### Given instruction
Give only the number of lines in the listing below where the string "this" occurs.

### Data excerpts
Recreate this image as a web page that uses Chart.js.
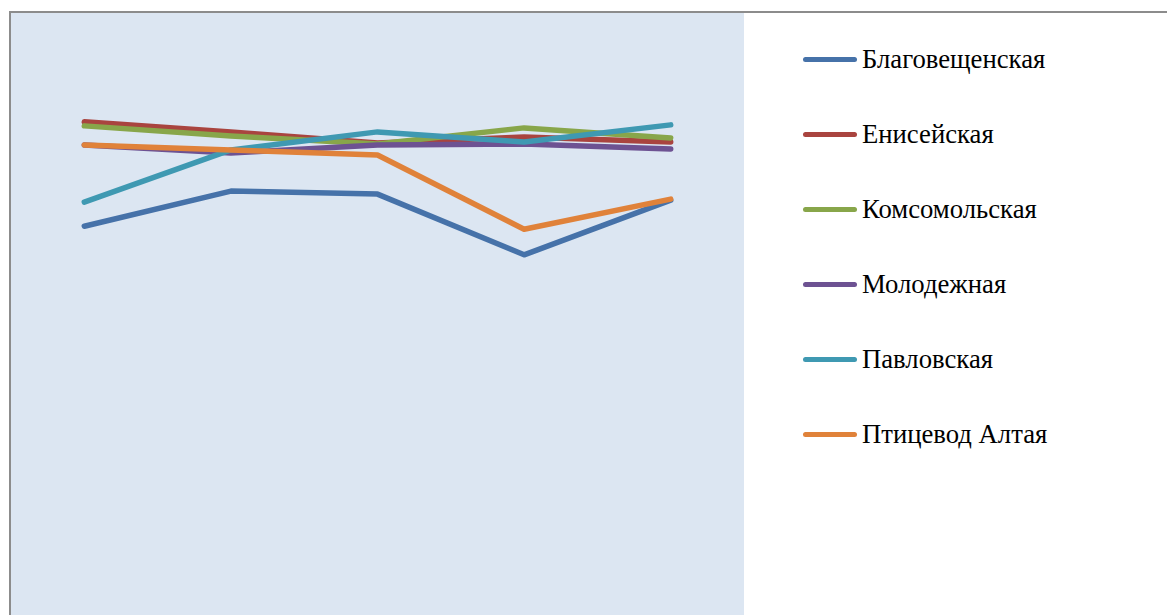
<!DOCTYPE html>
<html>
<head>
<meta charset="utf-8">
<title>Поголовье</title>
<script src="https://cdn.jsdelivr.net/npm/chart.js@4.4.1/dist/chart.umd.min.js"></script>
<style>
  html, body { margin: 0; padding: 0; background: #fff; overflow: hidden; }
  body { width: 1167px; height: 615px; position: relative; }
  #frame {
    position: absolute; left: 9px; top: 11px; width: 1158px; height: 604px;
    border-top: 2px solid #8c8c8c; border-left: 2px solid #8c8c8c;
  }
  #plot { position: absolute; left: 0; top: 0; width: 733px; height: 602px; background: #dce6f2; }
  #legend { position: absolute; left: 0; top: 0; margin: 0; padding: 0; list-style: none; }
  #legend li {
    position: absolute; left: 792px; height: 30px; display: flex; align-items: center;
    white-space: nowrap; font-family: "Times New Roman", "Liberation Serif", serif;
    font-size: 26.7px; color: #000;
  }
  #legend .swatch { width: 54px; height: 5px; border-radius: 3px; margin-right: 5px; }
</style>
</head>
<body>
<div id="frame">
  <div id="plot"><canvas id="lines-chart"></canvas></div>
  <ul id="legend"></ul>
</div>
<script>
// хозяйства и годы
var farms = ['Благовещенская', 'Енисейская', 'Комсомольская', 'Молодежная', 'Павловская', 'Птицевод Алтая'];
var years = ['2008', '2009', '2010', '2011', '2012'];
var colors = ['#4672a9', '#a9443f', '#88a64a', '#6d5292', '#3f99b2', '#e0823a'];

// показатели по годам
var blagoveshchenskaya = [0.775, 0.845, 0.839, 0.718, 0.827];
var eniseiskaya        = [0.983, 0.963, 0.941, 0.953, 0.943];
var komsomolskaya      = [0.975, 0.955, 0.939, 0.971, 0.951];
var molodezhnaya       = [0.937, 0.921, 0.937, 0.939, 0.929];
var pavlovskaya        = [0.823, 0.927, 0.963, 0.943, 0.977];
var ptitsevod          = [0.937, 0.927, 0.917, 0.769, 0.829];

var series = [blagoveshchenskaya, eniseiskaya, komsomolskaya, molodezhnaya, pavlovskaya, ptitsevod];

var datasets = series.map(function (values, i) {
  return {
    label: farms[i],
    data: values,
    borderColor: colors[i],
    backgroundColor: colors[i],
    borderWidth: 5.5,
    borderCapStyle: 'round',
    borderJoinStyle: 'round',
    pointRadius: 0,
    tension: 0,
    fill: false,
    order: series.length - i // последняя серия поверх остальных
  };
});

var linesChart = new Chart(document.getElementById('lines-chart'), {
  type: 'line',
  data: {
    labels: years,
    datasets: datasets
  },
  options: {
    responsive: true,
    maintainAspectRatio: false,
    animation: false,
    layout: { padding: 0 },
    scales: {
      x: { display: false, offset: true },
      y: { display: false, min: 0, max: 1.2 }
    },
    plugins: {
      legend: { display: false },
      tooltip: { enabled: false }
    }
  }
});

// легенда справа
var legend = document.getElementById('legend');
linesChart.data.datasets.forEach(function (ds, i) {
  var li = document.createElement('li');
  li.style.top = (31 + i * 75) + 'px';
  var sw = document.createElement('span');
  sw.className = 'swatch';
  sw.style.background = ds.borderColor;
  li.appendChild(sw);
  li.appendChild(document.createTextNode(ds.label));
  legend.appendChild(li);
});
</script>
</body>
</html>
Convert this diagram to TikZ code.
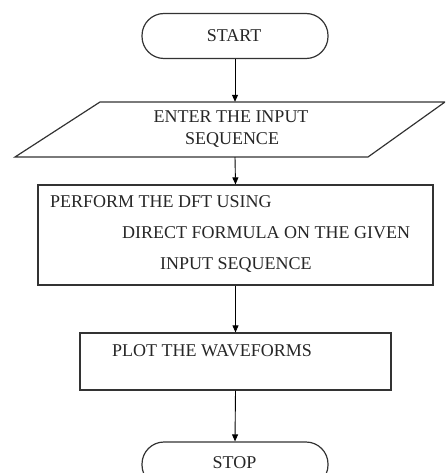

### Exercise output
2